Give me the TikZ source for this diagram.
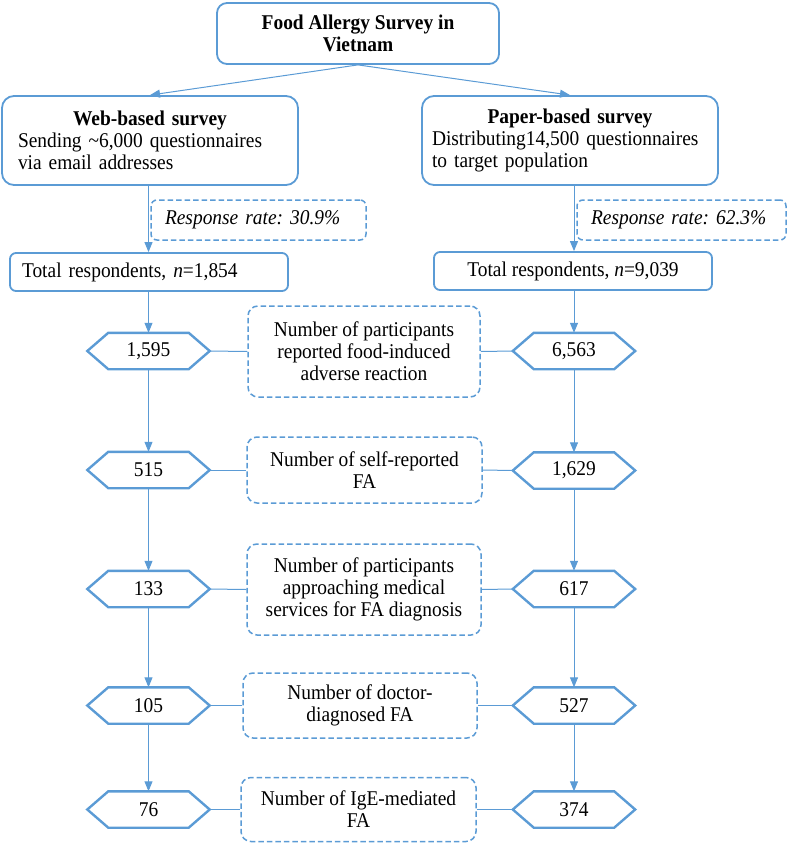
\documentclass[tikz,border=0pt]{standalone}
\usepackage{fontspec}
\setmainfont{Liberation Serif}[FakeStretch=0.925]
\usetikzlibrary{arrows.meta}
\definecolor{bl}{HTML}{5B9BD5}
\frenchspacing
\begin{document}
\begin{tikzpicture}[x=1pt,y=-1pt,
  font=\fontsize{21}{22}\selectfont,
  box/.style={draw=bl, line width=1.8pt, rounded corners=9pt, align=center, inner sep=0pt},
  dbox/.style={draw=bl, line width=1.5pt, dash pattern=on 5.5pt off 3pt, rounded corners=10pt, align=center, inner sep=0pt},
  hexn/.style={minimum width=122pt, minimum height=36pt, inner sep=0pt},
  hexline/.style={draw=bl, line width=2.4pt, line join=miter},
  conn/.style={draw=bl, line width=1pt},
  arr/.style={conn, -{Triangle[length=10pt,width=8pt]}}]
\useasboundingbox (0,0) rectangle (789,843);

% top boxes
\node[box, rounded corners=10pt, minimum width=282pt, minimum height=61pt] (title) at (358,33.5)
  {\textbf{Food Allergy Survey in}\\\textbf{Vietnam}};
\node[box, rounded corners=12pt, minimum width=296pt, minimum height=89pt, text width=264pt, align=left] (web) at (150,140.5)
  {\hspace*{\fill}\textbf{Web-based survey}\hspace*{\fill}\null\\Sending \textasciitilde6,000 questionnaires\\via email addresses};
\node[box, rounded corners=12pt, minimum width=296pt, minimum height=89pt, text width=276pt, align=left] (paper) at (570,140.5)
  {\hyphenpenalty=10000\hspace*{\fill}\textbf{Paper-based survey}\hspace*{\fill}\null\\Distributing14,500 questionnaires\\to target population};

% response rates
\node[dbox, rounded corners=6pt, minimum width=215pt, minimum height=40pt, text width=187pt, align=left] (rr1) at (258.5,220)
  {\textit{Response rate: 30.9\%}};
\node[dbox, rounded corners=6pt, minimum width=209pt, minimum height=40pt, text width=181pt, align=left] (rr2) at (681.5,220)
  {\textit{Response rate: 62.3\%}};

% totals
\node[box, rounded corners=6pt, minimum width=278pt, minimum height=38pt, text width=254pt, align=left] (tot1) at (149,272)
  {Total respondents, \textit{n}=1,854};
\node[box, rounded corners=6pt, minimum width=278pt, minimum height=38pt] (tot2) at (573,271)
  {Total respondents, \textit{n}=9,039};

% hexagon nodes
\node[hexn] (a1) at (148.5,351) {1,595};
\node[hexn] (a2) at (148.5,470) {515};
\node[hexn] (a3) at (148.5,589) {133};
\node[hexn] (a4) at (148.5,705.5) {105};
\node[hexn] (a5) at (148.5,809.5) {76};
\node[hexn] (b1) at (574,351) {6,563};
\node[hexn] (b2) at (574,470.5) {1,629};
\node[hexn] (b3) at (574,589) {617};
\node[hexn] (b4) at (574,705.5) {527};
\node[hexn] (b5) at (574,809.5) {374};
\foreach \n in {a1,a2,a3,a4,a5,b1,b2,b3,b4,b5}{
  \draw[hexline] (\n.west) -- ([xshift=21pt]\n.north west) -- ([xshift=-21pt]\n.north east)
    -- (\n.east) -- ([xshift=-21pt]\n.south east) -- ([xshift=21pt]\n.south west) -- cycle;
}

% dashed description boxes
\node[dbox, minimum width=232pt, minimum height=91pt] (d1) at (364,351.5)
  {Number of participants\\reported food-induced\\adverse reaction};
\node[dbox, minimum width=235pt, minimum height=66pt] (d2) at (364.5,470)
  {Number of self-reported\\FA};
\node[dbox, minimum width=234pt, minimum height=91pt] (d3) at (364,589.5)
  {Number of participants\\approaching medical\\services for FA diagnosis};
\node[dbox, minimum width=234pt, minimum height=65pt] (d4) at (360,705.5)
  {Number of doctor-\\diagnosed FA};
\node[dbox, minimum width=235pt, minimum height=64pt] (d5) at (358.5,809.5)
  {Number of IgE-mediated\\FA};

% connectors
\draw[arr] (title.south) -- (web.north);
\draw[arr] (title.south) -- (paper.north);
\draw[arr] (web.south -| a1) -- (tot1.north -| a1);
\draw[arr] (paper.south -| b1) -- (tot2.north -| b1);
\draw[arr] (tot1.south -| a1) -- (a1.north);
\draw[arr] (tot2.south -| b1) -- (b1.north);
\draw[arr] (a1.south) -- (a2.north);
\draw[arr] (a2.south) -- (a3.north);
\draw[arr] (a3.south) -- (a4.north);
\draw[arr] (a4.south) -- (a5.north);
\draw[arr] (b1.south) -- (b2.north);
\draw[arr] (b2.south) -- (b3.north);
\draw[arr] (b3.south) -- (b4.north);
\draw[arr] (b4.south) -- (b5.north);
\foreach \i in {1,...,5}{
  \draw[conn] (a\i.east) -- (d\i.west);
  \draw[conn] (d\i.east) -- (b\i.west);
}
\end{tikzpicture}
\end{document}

## WHAT THIS TASK INVOLVES
Make an exact copy of the lines from the top of the material through the line with "(0,0) rectangle (789,843);", pictures excluded.

## EXERCISE SOLUTION
Give me the TikZ source for this diagram.
\documentclass[tikz,border=0pt]{standalone}
\usepackage{fontspec}
\setmainfont{Liberation Serif}[FakeStretch=0.925]
\usetikzlibrary{arrows.meta}
\definecolor{bl}{HTML}{5B9BD5}
\frenchspacing
\begin{document}
\begin{tikzpicture}[x=1pt,y=-1pt,
  font=\fontsize{21}{22}\selectfont,
  box/.style={draw=bl, line width=1.8pt, rounded corners=9pt, align=center, inner sep=0pt},
  dbox/.style={draw=bl, line width=1.5pt, dash pattern=on 5.5pt off 3pt, rounded corners=10pt, align=center, inner sep=0pt},
  hexn/.style={minimum width=122pt, minimum height=36pt, inner sep=0pt},
  hexline/.style={draw=bl, line width=2.4pt, line join=miter},
  conn/.style={draw=bl, line width=1pt},
  arr/.style={conn, -{Triangle[length=10pt,width=8pt]}}]
\useasboundingbox (0,0) rectangle (789,843);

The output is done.